Mi paso por la escuela secundaria se caracterizó por la ineptitud en todos los sentidos. No tuve mucha dificultad para hacer amigos pero sufrí golpes y humillaciones regularmente así que no lo pasé muy bien. Mis notas eran regulares por no decir bajas.

El primer año reprobé tres materias. Mis vacaciones fueron por ello amargas. Además de que debí invertir mi tiempo libre estudiando a causa de mi imbecilidad, el ambiente en casa era pesado. Mis padres me presionaban mucho y no era para menos. Pero así como desde mi más temprana edad me había convertido en un lisiado físico y emocional, también estaba experimentando una tara intelectual. Esta descomposición ya se estaba haciendo notar en los últimos meses de escuela primaria. Recuerdo un incidente en que la maestra y la directora revisaban silenciosas nuestras calificaciones globales. Intercambiaban comentarios y de repente la directora me dijo «procura subir un poco más tus notas». Me golpeó el desengaño pues creía que mis notas eran buenas. De hecho fui alumno destacado ese último año. Afortunadamente mi retraso comenzó a darse hasta el final y conservo buen recuerdo de ese y los cinco años anteriores. En toda mi historia académica, el único recuerdo positivo es de la primaria. En ella también enfrenté contrarios pero estos no arruinaron mi experiencia. Era un chico bastante funcional y medianamente sociable.

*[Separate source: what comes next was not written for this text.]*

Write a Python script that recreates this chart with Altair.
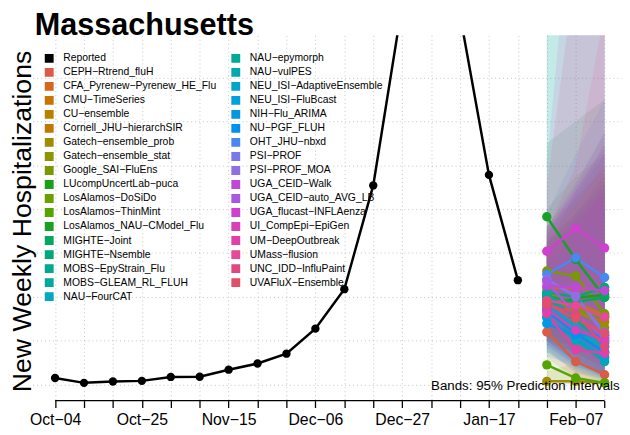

Pero no renuncié del todo al deporte. Algo me hizo retomarlo de forma insospechada. En una hora que tuvimos libre debido a la ausencia de un maestro, un compañero comenzó a hacer lagartijas para matar el tiempo. Notó que lo observaba y me retó a hacer 10 repeticiones. Lo intenté pero no pude hacer cinco. Me dijo que diario intentara hacer cinco y con el tiempo podría realizar más. Al llegar a casa intenté hacer nuevamente cinco repeticiones y lo logré. Seguí el consejo de mi compañero. Diariamente realizaba cinco lagartijas. A los tres días pude ejecutar más. Luego pensé que debía realizar otro tipo de ejercicios e incluí series de sentadillas. Un tío que siempre ha sido deportista se enteró por mi madre que había comenzado una rutina de ejercicios y me dio unas recomendaciones. Cuando menos cuenta me di ya había establecido una rudimentaria rutina de ejercicios caseros. Así, aunque en la escuela era incapaz de patear o encestar un balón, en casa me había iniciado en la cultura física.

El tercer año de secundaria fue deplorable y no solo en el aspecto deportivo. Entre más me presionaba el maestro a hacer deporte más me revelaba. Llegó a hablar conmigo para persuadirme de intentarlo y yo asentía sin verdadero compromiso. Aunque sí realizaba los calentamientos y demás ejercicios previos a los competitivos, siempre buscaba un modo de evitar estos últimos. Por lo general me alejaba poco a poco o hacía como que buscaba algo en mi mochila. Si casualmente otro compañero realizaba otra actividad como pasar apuntes yo le ayudaba. Así no me sentía tan mal y el tiempo transcurría más rápido. En consecuencia reprobé Educación Física y de hecho fui el único de mi generación, y quizá en toda la historia de esa escuela que lo hizo. Un caso único, bizarro e inexplicable para la mayoría. Nadie podía creer que un muchacho «normal» y sano fracasara en una materia tan simple.

Este error casi comprometió mi ingreso a la Preparatoria. Debía realizar un examen extraordinario para aprobar la materia y obtener mi certificado, pero no tendría tiempo para entregarlo como requisito para hacer la prueba de ingreso. Nunca supe en qué consistiría el examen de Educación Física porque no lo realicé. Una tía involucrada en asuntos escolares me permitió obtener un certificado si realizaba la secundaria en tiempo récord en base a exámenes globales. Todo un reto que me vi forzado a superar.

Casi milagrosamente y con una puntuación demasiado baja obtuve ese certificado con el cual pude acceder al horrendo Bachillerato.